_What is being asked_.
Extract the lines up to and including the one that contains "t = [850, 880, 900, 1000, 13000]", starting with the first line of the entries below, and omit the pictures.

(Recorded data)
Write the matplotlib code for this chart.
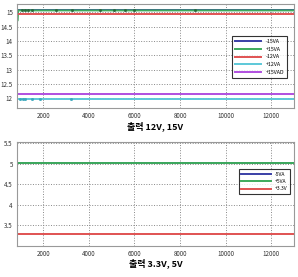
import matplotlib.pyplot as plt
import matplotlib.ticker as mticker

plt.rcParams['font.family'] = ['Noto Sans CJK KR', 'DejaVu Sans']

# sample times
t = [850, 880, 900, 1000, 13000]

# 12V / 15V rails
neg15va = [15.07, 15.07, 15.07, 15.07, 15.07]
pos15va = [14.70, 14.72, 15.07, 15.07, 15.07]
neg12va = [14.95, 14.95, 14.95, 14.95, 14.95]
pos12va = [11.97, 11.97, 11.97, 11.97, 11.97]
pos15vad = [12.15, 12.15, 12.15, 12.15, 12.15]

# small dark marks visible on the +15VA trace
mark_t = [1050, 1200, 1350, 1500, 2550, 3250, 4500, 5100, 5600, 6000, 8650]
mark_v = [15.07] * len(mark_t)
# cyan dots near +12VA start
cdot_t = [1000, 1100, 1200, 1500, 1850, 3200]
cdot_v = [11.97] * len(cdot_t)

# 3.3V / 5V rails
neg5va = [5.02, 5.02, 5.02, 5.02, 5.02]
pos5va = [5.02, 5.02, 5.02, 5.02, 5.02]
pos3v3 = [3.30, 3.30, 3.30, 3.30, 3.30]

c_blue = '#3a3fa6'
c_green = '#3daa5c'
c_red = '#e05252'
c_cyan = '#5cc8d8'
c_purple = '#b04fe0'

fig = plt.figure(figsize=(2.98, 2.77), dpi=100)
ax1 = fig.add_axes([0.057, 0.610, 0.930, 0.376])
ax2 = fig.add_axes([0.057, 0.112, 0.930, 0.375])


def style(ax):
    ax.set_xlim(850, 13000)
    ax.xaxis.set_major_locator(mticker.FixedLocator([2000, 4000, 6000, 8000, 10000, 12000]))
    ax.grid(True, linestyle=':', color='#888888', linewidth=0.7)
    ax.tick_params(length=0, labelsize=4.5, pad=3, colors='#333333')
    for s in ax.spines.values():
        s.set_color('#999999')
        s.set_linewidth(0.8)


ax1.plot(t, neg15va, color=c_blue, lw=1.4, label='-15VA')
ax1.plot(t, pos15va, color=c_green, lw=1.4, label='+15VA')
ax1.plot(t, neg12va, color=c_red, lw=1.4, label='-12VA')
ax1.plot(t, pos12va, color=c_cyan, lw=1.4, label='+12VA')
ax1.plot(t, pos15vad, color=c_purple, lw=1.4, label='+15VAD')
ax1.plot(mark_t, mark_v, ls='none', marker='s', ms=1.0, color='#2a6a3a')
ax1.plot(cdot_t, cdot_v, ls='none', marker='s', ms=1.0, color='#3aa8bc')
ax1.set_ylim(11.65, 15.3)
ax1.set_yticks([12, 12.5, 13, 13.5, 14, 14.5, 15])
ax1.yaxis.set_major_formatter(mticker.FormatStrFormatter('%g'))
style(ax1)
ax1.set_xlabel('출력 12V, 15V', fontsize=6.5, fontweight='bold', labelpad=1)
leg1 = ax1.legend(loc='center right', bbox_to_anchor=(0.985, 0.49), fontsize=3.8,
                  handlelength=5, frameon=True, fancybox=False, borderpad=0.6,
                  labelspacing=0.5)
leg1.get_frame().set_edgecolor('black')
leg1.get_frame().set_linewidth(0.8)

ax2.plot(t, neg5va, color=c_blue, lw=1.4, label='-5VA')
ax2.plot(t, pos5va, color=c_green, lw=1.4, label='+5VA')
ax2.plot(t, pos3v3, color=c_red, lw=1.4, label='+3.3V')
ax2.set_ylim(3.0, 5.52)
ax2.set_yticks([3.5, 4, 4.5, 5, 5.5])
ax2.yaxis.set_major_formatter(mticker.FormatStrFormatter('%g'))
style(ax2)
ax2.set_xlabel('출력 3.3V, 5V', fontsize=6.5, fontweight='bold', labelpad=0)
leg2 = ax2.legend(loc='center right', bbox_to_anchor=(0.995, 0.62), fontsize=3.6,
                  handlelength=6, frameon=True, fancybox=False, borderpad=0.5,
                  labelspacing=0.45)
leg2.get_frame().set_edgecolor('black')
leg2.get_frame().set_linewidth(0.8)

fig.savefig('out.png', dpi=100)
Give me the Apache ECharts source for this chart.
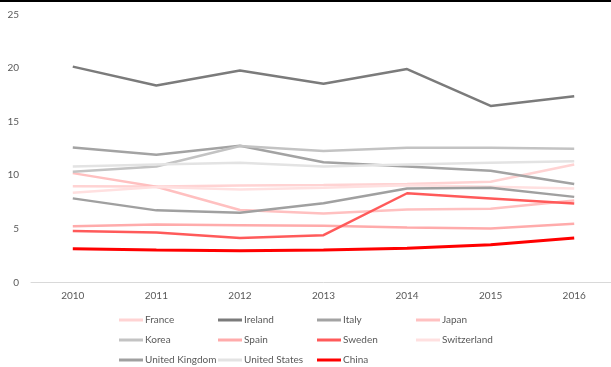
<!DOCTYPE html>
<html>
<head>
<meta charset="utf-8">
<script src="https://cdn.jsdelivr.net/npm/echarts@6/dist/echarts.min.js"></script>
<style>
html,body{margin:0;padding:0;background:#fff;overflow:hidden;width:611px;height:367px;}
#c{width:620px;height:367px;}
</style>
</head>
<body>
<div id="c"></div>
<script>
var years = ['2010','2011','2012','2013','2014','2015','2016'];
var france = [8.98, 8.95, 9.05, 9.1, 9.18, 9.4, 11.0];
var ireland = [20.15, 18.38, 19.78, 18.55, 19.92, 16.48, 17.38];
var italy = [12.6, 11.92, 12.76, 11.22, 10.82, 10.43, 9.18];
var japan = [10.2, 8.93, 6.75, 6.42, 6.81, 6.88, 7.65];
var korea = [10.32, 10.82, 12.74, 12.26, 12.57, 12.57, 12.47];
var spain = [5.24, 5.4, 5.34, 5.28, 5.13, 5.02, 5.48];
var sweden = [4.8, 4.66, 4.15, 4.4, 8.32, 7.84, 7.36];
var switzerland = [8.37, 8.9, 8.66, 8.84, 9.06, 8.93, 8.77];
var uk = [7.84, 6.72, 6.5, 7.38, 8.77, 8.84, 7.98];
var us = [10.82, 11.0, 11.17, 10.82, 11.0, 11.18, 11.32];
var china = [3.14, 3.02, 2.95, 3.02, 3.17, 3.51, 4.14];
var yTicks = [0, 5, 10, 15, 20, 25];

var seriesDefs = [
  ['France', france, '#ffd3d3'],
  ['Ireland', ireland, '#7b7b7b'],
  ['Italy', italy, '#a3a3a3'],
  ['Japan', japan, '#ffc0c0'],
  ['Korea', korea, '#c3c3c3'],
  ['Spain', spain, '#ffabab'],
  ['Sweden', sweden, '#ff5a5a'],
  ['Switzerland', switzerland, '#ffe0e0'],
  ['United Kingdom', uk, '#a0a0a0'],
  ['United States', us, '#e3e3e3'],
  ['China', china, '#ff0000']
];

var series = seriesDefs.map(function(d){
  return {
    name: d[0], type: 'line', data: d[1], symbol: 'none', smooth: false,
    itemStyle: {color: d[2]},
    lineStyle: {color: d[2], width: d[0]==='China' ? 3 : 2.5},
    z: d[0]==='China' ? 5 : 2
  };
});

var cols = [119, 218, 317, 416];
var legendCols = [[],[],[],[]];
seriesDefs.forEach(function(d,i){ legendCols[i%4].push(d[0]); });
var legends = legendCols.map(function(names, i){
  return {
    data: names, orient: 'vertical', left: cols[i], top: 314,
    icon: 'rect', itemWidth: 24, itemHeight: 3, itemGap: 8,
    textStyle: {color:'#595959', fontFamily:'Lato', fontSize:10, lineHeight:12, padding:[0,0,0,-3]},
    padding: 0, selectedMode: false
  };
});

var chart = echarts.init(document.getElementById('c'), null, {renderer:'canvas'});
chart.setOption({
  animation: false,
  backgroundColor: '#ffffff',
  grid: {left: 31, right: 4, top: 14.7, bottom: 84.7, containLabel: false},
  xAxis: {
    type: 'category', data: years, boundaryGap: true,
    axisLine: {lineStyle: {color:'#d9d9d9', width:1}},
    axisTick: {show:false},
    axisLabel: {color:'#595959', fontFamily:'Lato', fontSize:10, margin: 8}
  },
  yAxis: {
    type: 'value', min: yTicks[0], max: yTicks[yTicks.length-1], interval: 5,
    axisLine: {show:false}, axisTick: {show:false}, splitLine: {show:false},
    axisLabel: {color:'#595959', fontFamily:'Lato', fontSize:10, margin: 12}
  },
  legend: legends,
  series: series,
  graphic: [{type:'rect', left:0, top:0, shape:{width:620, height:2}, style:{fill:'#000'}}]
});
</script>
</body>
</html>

_Answer in full_.
Write the matplotlib code for this chart.
import matplotlib.pyplot as plt
import matplotlib.ticker as mticker

plt.rcParams['font.family'] = ['Noto Sans CJK KR', 'DejaVu Sans']

# sample times
t = [850, 880, 900, 1000, 13000]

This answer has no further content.